An experienced triathlete who took part in an Ironman event where two people died says “swimmers were being knocked around like skittles” in bad weather conditions.
Alan Walsh told Sky News there are serious questions about safety to be asked – and the swim in Co Cork on Sunday should have been cancelled in the wake of Storm Betty.
Ironman claims this was only communicated to its officials “several hours” after the swim had concluded – but Triathlon Ireland has denied this, and said organisers were warned before the race began.
Mr Walsh said he witnessed “an awful lot of people getting into difficulty”, and it was hard for competitors to see safety boats because of the swell.
During the swim, one man started calling for help and went underwater.
“He was obviously drowning,” Mr Walsh said. “It felt like forever and it was only a second or two, but I went over to him and picked him up over my shoulder.
“I’m just struggling to keep us up and I’m roaring at him to relax and lie back and then a canoeist sees us.”
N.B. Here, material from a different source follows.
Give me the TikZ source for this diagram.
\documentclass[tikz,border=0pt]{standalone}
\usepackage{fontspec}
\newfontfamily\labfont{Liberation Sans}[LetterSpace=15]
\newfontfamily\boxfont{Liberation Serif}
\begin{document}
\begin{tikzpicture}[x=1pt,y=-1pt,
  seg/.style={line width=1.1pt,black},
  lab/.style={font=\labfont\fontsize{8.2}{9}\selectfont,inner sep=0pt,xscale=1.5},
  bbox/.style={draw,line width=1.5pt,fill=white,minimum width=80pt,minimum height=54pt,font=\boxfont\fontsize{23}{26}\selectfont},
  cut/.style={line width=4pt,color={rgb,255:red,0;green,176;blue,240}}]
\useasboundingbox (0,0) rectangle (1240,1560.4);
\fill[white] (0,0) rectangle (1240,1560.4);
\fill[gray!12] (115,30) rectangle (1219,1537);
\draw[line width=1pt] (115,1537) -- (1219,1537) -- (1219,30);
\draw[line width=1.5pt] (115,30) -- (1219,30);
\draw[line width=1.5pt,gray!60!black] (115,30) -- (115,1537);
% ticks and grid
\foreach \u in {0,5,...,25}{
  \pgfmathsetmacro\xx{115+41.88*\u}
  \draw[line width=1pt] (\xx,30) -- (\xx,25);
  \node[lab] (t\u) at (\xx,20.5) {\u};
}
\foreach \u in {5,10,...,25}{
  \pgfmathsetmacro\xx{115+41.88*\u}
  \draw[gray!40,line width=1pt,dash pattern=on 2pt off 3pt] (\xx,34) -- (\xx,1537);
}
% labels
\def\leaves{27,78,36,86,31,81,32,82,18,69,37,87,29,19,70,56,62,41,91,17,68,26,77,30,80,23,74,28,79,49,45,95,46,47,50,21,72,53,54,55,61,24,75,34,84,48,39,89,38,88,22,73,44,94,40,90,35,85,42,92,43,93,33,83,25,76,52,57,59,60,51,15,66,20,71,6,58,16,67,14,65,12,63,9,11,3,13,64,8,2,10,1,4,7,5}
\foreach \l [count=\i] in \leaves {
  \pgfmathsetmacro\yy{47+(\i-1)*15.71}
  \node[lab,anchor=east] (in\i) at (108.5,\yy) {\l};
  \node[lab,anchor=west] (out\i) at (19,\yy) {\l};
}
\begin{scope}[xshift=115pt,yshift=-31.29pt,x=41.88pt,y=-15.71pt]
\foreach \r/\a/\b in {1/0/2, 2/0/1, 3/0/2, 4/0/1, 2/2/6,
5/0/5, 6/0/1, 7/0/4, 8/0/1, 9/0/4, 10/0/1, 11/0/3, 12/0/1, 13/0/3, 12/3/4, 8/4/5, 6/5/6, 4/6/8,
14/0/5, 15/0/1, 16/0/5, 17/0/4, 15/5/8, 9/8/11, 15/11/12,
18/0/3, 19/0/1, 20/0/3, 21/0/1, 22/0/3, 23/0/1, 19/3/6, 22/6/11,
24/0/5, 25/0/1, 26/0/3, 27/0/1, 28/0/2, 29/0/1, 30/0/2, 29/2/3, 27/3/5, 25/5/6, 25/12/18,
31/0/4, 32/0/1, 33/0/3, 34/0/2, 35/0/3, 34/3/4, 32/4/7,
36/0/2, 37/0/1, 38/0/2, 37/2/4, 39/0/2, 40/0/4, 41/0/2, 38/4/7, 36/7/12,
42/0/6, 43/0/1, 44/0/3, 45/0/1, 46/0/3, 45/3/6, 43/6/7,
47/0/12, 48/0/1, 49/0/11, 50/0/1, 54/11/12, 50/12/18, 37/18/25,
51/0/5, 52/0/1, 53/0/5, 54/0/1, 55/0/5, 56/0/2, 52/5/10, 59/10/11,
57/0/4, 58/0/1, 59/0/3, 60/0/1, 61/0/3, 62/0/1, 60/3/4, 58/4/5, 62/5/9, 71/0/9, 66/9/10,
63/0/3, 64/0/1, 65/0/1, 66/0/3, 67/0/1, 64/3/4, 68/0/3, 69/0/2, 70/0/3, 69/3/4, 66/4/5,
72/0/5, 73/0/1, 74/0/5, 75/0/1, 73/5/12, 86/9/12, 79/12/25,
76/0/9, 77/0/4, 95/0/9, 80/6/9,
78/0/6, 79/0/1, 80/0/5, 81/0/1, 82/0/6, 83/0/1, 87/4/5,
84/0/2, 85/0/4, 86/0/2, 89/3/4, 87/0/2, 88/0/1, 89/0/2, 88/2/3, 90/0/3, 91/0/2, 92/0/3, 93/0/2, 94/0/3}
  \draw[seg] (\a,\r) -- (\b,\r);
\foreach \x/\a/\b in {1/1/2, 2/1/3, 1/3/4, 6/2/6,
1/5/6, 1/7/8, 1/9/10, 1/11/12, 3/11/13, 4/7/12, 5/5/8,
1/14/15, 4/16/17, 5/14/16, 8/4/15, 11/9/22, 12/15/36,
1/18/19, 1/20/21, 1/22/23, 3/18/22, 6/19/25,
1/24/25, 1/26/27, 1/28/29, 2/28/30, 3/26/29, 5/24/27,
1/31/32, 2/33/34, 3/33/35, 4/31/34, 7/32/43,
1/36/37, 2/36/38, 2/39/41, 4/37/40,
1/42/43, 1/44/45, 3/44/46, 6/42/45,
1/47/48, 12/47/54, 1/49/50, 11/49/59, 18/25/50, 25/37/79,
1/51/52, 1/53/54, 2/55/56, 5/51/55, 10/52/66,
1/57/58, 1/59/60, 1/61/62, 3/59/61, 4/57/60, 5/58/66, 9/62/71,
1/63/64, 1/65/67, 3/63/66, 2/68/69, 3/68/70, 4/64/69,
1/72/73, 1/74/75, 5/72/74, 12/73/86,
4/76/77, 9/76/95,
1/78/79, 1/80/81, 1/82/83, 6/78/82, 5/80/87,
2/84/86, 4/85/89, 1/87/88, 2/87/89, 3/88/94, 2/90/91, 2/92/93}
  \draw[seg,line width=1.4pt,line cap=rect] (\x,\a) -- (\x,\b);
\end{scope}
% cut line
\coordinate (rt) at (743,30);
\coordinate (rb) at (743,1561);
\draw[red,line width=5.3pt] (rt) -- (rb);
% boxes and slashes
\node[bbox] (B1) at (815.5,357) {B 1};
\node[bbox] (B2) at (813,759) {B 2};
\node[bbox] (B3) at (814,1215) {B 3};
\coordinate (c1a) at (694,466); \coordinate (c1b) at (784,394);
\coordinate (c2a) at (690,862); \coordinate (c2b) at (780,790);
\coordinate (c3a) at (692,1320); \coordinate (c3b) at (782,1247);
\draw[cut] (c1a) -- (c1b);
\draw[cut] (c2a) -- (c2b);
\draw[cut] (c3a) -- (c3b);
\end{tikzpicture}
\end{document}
Mr Walsh said he managed to get the swimmer onto a canoe – and carried on with the race after making sure he was okay.
Once he was out of the water, he saw stewards resuscitating someone on the pier.
“I would say it was 100% the worst conditions I’ve seen a triathlon swim go ahead in,” Mr Walsh told Sky’s Lisa McNally.
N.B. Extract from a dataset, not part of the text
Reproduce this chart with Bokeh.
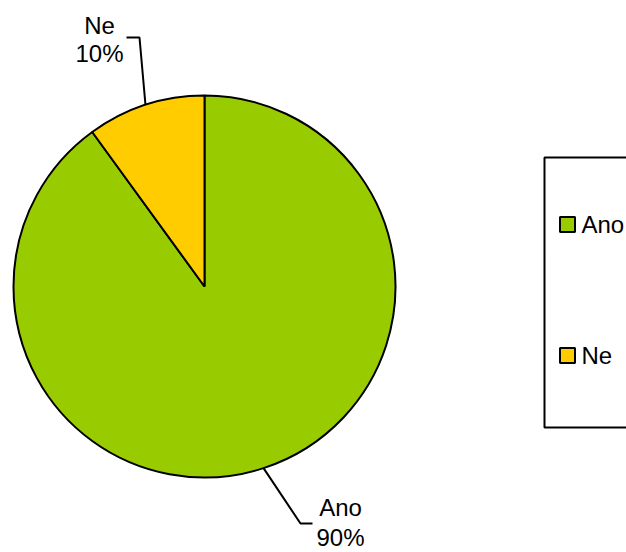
import math
from bokeh.plotting import figure
from bokeh.models import Range1d
from bokeh.core.properties import value
from bokeh.embed import file_html
from bokeh.resources import INLINE

# ---- data ----
categories = ["Ano", "Ne"]
values = [90, 10]
colors = ["#99CC00", "#FFCC00"]
pct_labels = ["90%", "10%"]

W, H = 626, 552
FONT = "Liberation Sans"
FS = "24px"

p = figure(width=W, height=H, output_backend="svg", toolbar_location=None,
           x_range=Range1d(0, W), y_range=Range1d(0, H), min_border=0)
p.axis.visible = False
p.grid.visible = False
p.outline_line_color = None
p.background_fill_color = "white"
p.border_fill_color = "white"

def Y(py):
    return H - py

# ---- pie ----
cx, cy, r = 204, Y(286), 191
total = sum(values)
start = math.pi / 2
starts, ends, mids = [], [], []
for v in values:
    a = v / total * 2 * math.pi
    starts.append(start)
    ends.append(start - a)
    mids.append(start - a / 2)
    start -= a

p.wedge(x=[cx] * len(values), y=[cy] * len(values), radius=r,
        start_angle=starts, end_angle=ends, direction="clock",
        fill_color=colors, line_color="black", line_width=2)

# ---- data labels with leader lines ----
label_pos = {"Ano": (340, 507, 537, (300, 523), (312, 523)),
             "Ne": (99, 25, 53, (139, 37), (126, 37))}
for cat, pct, m in zip(categories, pct_labels, mids):
    tx, y1, y2, elbow, end = label_pos[cat]
    sx = cx + r * math.cos(m)
    sy = cy + r * math.sin(m)
    p.line([sx, elbow[0], end[0]], [sy, Y(elbow[1]), Y(end[1])],
           line_color="black", line_width=2)
    p.text(x=[tx, tx], y=[Y(y1), Y(y2)], text=[cat, pct],
           text_font=value(FONT), text_font_size=FS,
           text_align="center", text_baseline="middle", text_color="black")

# ---- legend ----
p.quad(left=[544], right=[660], top=[Y(157)], bottom=[Y(427)],
       fill_color="white", line_color="black", line_width=2)
leg_y = [224, 355]
p.rect(x=[567] * 2, y=[Y(v) for v in leg_y], width=15, height=15,
       fill_color=colors, line_color="black", line_width=2)
p.text(x=[581] * 2, y=[Y(v) for v in leg_y], text=categories,
       text_font=value(FONT), text_font_size=FS,
       text_align="left", text_baseline="middle", text_color="black")

open("out.html", "w").write(file_html(p, INLINE))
The triathlete warned there is a “huge amount of risk” in these races and anything can happen – but at the very least, the swim course should have been altered sooner.
“They changed the route of the swim mid-race – someone was announcing it on loudspeaker,” Mr Walsh said. “How the hell are you meant to hear that if you’re in the water?
“We wear earplugs and I only found out because someone tapped me and told me as I was getting in the water. I would expect these errors from someone organising their first triathlon, but not Ironman.”
The two men who died have been named as Ivan Chittenden and Brendan Wall.
“My heart goes out to their families and I am gutted for them,” Mr Walsh added. “It’s horrific first and foremost – that’s where my mind is, not on any race.”
Mr Chittenden and Mr Wall were pronounced dead at the scene after being removed from the water by emergency services.
Irish police are investigating, and the coroner has been notified.
In a statement, Ironman said it is providing ongoing support to the athletes’ families – adding: “Ironman has extensive and stringent, industry-leading safety guidelines and protocols, honed to the highest international standards, and implemented at events worldwide.”
The company said the weather was monitored carefully throughout the weekend – and an on-swim safety team had decided that water conditions were safe for the race to take place, albeit with a shortened course.